好ましくは、熱伝達は、ペルチェ素子とし得るヒートポンプによって調整される。しかしながら、熱交換要素のパラメータ、例えば、冷却液または液体の温度または流量を調整することも可能である。電子回路の制御は、ミラーモジュールの相関性のある熱変形モデルを使用する、フィードフォーワード制御の原理に基づき得る。より詳細には、異なる位置における形状および温度および熱流束に関する熱変形モデルを使用して、ミラーモジュールの反射素子に適切な形状を得るために、特定の位置において、必要とされる温度(Tr)を計算できる。
Claims (10)
- ミラーモジュール(10)であって、
−反射素子(12)、
−前記反射素子(12)に取り付けられたベース要素(16)、
−ミラーモジュールと熱のやり取りを行うための熱交換構造(13)、
−前記反射素子(12)と前記熱交換構造(13)との間に動作可能に配置された第1のヒートポンプ(14)、および
−前記ベース要素(16)と前記熱交換構造(13)との間に動作可能に配置された第2のヒートポンプ(19)
からなるミラーモジュール。 - 前記熱交換構造(13)が、前記反射素子(12)と前記ベース要素(16)との間に配置されている、請求項1に記載のミラーモジュール。
- 前記反射素子(12)の温度を測定するための第1の温度センサ(17)をさらに含む、請求項1または2に記載のミラーモジュール。
- 前記第1および/または第2のヒートポンプ(14、19)が、熱電素子である、請求項1から3のいずれか一項に記載のミラーモジュール。
- 前記熱交換構造(13)が、液体または気体用のチャネルである、請求項1から4のいずれか一項に記載のミラーモジュール。
- 前記モジュールが、前記ベース要素(16)の温度を測定するための第2の温度センサ(18)を含む、請求項1から5のいずれか一項に記載のミラーモジュール。
- 前記モジュールが、前記熱交換構造(13)の温度を測定するための第2または第3の温度センサ(21)を含む、請求項1から6のいずれか一項に記載のミラーモジュール。
- 前記モジュールが、前記反射素子(12)から前記熱交換構造(13)までの熱流路に配置された、前記反射素子(12)と前記熱交換構造(13)との間の熱流量を測定するための熱流束センサ(20)を含む、請求項1から7のいずれか一項に記載のミラーモジュール。
- 前記ミラーモジュールが、前記反射素子(12)に面する側とは反対側に、前記ベース要素(16)に熱負荷をもたらす加熱素子(22)を含む、請求項1から8のいずれか一項に記載のミラーモジュール。
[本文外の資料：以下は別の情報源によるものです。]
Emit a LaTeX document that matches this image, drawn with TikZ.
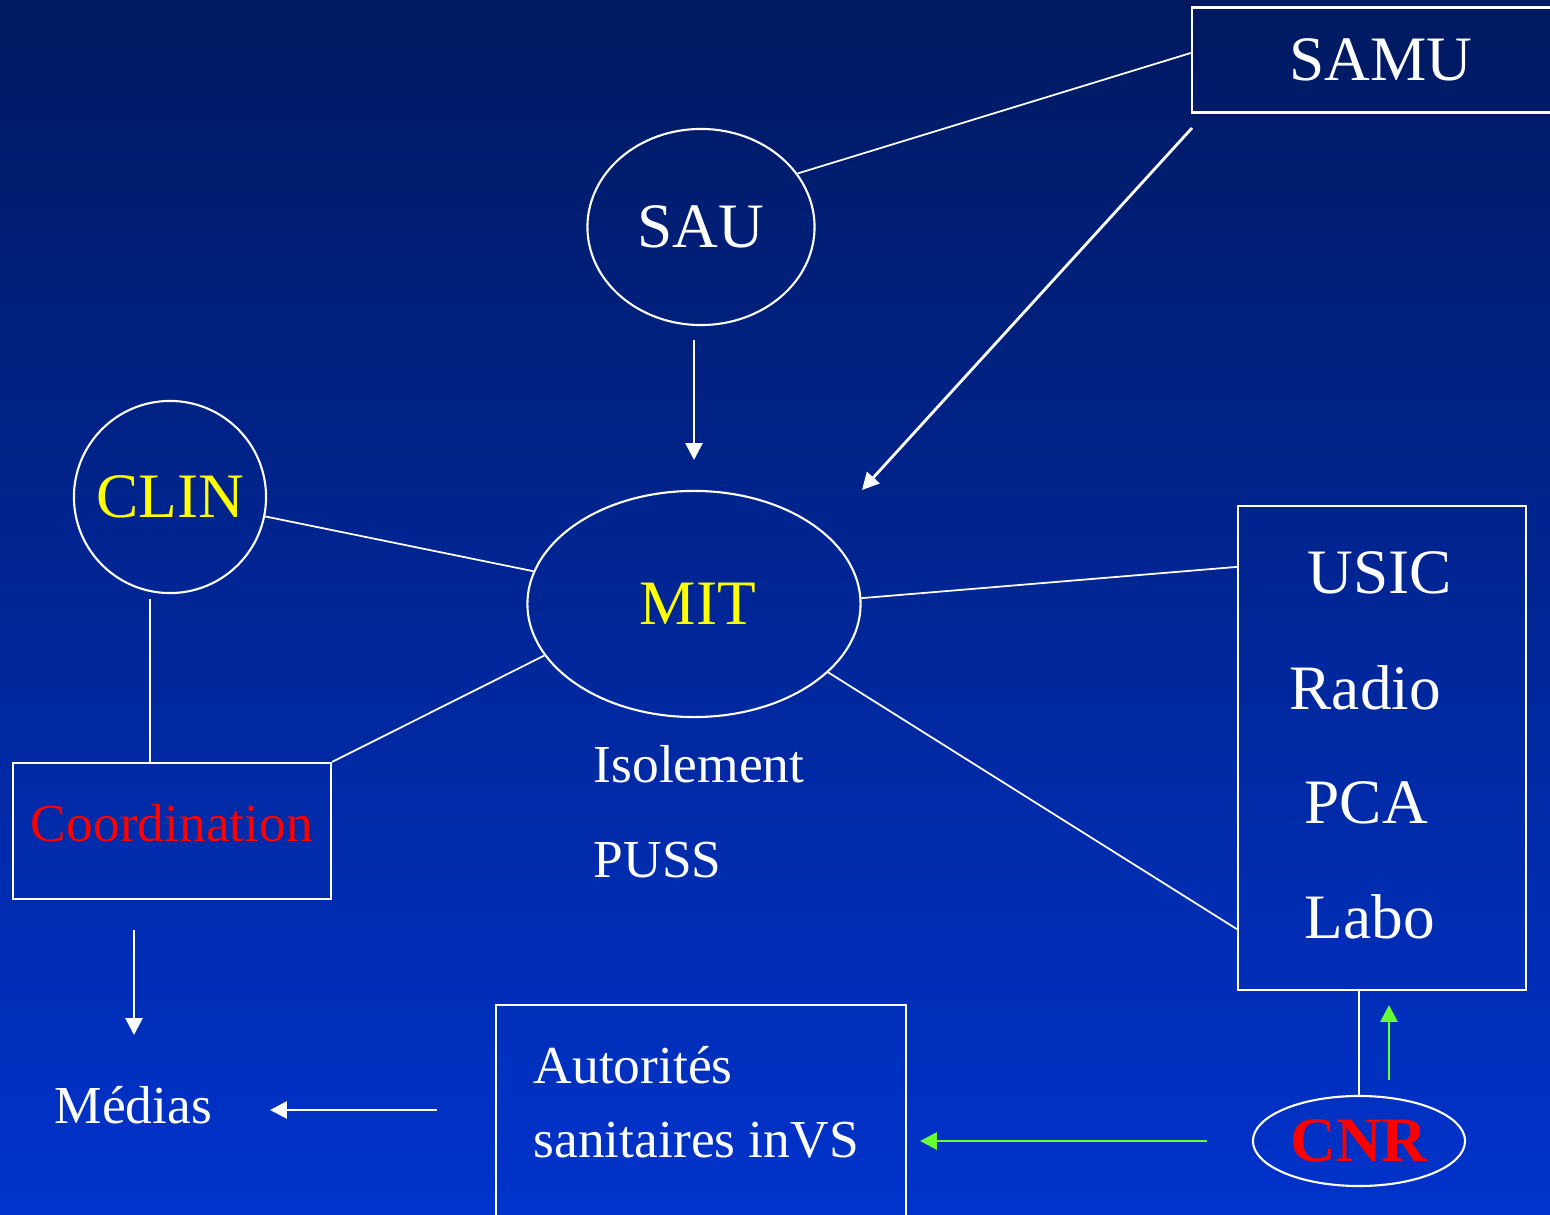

- 反射素子の形状を安定化させる方法であって、以下の連続的なステップ、
−前記反射素子の温度を測定するステップ、
−測定温度と予め定めた温度との温度差を判断するステップ、および
−前記反射素子と熱のやり取りを行ってその温度差を補償するステップ、
−前記反射素子(12)から前記熱交換構造(13)への熱流路に配置された熱流束センサ(20)を使用して、前記反射素子と熱交換構造との間の熱流量を測定するステップ、
−熱伝達を調整するために測定熱流量を使用するステップ
からなる反射素子の形状安定化方法。